Le CECOT : l'impitoyable méga-prison du Salvador pour lutter contre le crime organisé
Réputé il y a peu pour l'état d'extrême violence qui y régnait due à la présence de groupes mafieux multipliant extorsions et assassinats, le Salvador est actuellement en passe de devenir un pays de référence dans la lutte contre le crime organisé. Le pays présente actuellement le plus fort taux d'incarcération au monde (près de 1 % de la population). Le président Bukele n'y est pas allé de main morte : après une série d'assassinats en mars 2022, il a déclaré l'état d'urgence. Depuis, plus de 60 000 personnes ont été incarcérées grâce à un allègement des procédures pénales. Selon les autorités, le CECOT n'enfermerait que les individus faisant partie du commandement des pandillas. Mais le système interroge. De nombreuses familles n'ont pas été averties de l'arrestation d'un des leurs. Si plusieurs individus ont été directement inculpés pour avoir participé à des opérations terroristes, les contours d'autres chefs d'accusation restent plus flous. Certains prisonniers se sont vus reprocher de faire partie de « groupements illicites », ce qui peut englober les personnes ayant tiré profit indirectement de la relation avec les gangs.
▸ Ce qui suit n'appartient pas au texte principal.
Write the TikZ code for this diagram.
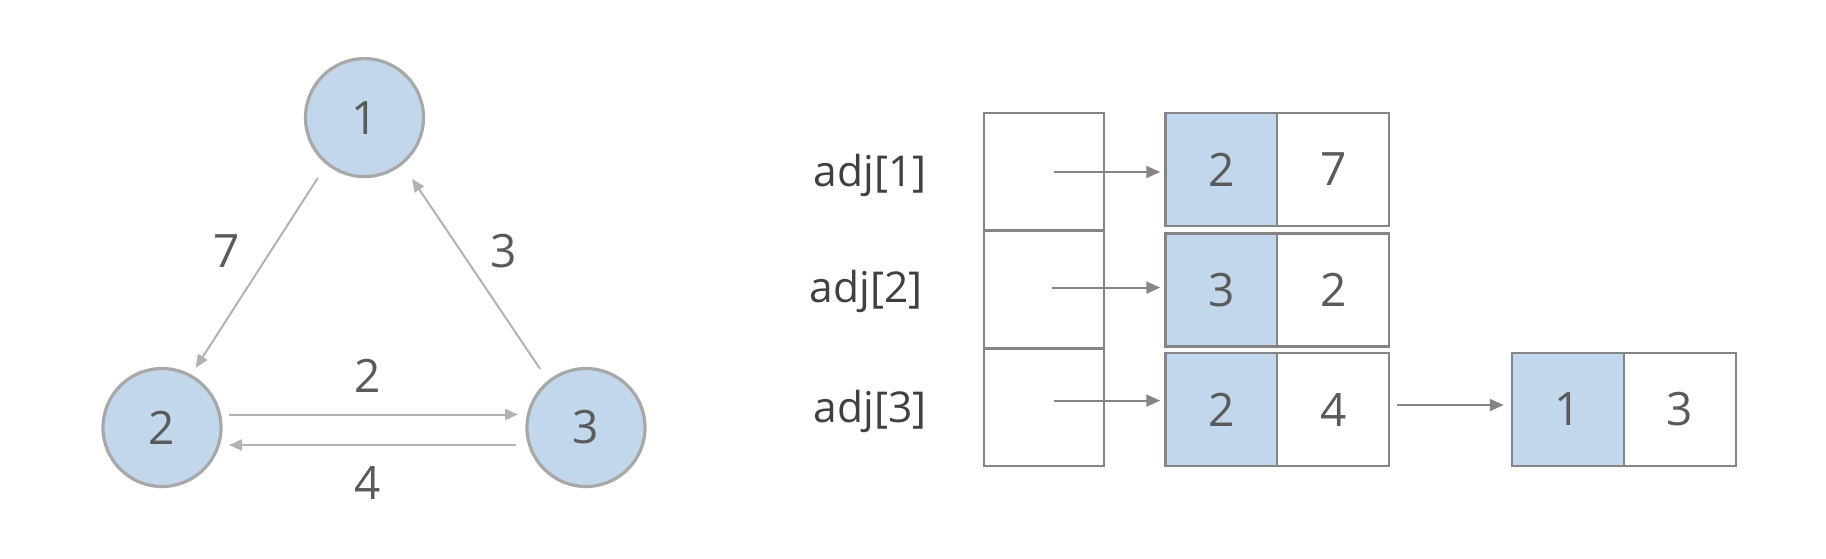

Les conditions de détention sont radicales. Plus de 150 prisonniers peuvent être massés dans des cellules d'environ 90 m² où ils sont surveillés continuellement. Si le compartiment est plein, l'espace disponible représente seulement 0,58 m² par personne. Chaque cellule comporte 2 cuvettes disposées à la vue de tous. Dans un pays où la température dépasse souvent les 30 °C et où l'humidité approche des 60 %, la lumière naturelle et la ventilation proviennent uniquement des quelques fentes situées à cet effet dans le toit. Cela semble aller de soi : au CECOT, pas de cour extérieure pour que les détenus puissent prendre l'air ou se promener.
Les alentours de la prison sont interdits d'accès. Les avocats n'ont pas le droit d'y entrer et l'exposition aux médias est très régulée. Deux clôtures de barbelés et deux murs en béton armé entourent l'énorme complexe. Autour, on ne retrouve pas moins de 19 tours de surveillance. En plus des agents pénitentiaires, 250 policiers et 600 militaires sont sur le site en permanence.
Face aux dénonciations de plusieurs ONG dont Amnesty International, Gustavo Villatoro, ministre de la Justice et de la Sécurité publique du Salvador, défend le bien-fondé de la création du nouveau centre pénitentiaire : « Pour nous, cela représente le plus grand monument à la justice que nous n'ayons jamais construit. Il n'y a rien à cacher. C'est là que vont aller les membres de ces organisations terroristes. Ce n'est pas un programme de détention pour les collaborateurs. Ceux-ci vont aller dans d'autres prisons où ils auront des programmes de réhabilitation et pourront travailler. Mais pour le CECOT, nous avons un engagement avec les Salvadoriens : que ceux qui iront là-bas ne reviennent jamais et ne retournent jamais dans les communautés... »
La population, elle, exprime une réelle satisfaction vis-à-vis de ce dispositif de répression. Bukele a été réélu avec une écrasante majorité et les statistiques plaident en sa faveur : le nombre d'homicides est passé de 87 pour 100 000 habitants en 2019, année de son accession au pouvoir, à 2,41 en 2023. Des habitants interviewés affirment que le renforcement des mesures sécuritaires a transformé leur quotidien, comme en témoigne Norma Gomez, résidente dans la capitale San Salvador : « Pour beaucoup de personnes et pour moi-même, ça a été une bonne chose. On peut enfin marcher tranquillement dans la rue, nos enfants sont plus tranquilles... » La politique sécuritaire du président Bukele est même prise comme modèle par d'autres leaders politiques sud-américains.
Deux visions légitimes s'opposent donc : celle des ONG préoccupées par le respect d'un minimum de droits humains et celle des habitants du Salvador, menacés jusqu'à présent par un état de violence constant et pour qui les mesures sécuritaires ont été bénéfiques. Avant d'envisager une fermeture du CECOT, il faudra réussir à proposer une alternative crédible.